• Provided material:
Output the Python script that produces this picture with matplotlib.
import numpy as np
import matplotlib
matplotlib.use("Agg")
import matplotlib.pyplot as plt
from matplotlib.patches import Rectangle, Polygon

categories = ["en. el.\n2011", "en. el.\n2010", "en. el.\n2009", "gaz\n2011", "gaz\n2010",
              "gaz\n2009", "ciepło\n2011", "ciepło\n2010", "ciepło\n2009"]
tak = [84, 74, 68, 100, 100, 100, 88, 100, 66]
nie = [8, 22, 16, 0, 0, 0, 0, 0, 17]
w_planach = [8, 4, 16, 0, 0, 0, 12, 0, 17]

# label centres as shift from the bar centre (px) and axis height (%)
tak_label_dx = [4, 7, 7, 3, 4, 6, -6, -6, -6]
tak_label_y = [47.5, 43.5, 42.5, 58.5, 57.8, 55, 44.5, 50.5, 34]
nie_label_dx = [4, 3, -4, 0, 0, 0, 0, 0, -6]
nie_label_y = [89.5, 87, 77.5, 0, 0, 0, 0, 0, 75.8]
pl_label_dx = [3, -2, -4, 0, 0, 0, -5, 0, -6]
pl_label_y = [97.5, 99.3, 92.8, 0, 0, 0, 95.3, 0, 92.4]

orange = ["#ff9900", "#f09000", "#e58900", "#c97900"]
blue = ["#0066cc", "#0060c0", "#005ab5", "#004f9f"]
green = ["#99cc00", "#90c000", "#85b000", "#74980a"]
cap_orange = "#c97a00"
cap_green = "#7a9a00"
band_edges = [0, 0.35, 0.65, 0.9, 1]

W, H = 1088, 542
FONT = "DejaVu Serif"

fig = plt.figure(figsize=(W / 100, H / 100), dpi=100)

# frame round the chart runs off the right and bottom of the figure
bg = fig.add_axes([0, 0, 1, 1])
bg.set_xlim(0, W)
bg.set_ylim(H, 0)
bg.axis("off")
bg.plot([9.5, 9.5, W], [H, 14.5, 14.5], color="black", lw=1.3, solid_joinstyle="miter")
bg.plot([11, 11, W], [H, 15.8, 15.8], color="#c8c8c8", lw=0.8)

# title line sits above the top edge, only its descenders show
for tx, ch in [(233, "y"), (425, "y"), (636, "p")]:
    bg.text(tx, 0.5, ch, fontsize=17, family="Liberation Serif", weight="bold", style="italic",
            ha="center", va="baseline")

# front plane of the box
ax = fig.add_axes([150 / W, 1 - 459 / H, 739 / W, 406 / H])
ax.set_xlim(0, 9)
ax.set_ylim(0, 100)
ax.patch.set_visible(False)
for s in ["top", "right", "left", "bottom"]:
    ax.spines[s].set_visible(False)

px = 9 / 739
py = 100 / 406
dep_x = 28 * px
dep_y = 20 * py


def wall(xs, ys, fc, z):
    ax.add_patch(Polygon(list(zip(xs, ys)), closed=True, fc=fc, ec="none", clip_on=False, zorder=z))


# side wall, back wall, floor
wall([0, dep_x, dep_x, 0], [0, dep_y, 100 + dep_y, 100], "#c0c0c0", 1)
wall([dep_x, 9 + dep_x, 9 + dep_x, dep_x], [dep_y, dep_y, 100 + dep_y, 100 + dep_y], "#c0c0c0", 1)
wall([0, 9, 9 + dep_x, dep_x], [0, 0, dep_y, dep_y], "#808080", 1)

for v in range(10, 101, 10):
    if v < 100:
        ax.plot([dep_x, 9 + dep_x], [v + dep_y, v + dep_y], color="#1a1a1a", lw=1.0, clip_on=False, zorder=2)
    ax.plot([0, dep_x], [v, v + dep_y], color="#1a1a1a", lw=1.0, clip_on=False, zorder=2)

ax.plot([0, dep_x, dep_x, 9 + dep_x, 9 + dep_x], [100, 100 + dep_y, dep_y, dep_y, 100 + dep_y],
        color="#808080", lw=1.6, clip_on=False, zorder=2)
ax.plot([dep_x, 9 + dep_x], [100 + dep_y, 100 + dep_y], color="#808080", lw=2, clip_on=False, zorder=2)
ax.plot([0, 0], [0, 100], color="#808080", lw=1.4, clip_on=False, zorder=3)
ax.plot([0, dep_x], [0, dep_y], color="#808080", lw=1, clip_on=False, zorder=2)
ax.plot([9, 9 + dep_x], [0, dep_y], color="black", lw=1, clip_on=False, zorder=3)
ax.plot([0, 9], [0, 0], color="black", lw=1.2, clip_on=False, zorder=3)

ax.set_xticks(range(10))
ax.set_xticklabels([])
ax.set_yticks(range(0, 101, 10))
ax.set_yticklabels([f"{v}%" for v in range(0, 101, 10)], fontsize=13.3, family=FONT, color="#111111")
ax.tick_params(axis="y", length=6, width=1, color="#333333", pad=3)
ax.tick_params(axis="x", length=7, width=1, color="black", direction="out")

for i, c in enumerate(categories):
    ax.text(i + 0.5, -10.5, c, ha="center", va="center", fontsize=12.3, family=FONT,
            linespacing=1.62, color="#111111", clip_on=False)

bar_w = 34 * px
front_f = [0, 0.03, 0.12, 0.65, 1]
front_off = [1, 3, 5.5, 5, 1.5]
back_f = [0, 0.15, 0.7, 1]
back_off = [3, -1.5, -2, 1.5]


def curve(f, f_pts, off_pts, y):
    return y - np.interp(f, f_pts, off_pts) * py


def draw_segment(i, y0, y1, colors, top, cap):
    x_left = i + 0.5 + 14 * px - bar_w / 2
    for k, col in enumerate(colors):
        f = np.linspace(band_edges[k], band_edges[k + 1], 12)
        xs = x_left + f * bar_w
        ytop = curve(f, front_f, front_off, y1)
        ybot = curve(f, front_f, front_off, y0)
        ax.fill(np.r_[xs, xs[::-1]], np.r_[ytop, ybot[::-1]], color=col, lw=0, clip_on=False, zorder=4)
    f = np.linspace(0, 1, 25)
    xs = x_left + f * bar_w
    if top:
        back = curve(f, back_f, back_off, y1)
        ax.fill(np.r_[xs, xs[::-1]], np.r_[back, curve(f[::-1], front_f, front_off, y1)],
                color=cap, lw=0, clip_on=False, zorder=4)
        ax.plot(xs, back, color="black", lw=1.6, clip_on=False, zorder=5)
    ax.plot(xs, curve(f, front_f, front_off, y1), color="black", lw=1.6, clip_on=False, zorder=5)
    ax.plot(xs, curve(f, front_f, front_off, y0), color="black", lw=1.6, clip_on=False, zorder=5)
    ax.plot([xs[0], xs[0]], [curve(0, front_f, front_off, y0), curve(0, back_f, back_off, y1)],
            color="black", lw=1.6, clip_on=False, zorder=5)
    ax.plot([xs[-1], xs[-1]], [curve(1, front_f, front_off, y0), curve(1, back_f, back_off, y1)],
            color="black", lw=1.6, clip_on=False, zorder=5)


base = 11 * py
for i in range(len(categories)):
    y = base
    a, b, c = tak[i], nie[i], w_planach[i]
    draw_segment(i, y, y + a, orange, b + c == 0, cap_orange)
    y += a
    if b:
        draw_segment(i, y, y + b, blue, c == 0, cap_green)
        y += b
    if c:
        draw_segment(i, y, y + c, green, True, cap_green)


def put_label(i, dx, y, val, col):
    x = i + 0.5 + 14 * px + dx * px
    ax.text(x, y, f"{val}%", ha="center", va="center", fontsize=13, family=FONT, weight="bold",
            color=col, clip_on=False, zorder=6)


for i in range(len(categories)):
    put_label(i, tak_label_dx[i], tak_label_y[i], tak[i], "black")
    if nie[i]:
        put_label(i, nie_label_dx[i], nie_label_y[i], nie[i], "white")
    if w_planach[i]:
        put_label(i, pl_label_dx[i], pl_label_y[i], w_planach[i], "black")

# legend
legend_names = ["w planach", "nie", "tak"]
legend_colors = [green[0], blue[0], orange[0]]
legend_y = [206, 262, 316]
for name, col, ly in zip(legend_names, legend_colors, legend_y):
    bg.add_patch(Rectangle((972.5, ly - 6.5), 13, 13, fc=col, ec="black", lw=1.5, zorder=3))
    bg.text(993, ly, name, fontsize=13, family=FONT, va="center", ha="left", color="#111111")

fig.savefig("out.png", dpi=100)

• Set task: Show the lines of the data that hold the word "matplotlib".

• Reply:
Output the Python script that produces this picture with matplotlib.
import matplotlib
matplotlib.use("Agg")
import matplotlib.pyplot as plt
from matplotlib.patches import Rectangle, Polygon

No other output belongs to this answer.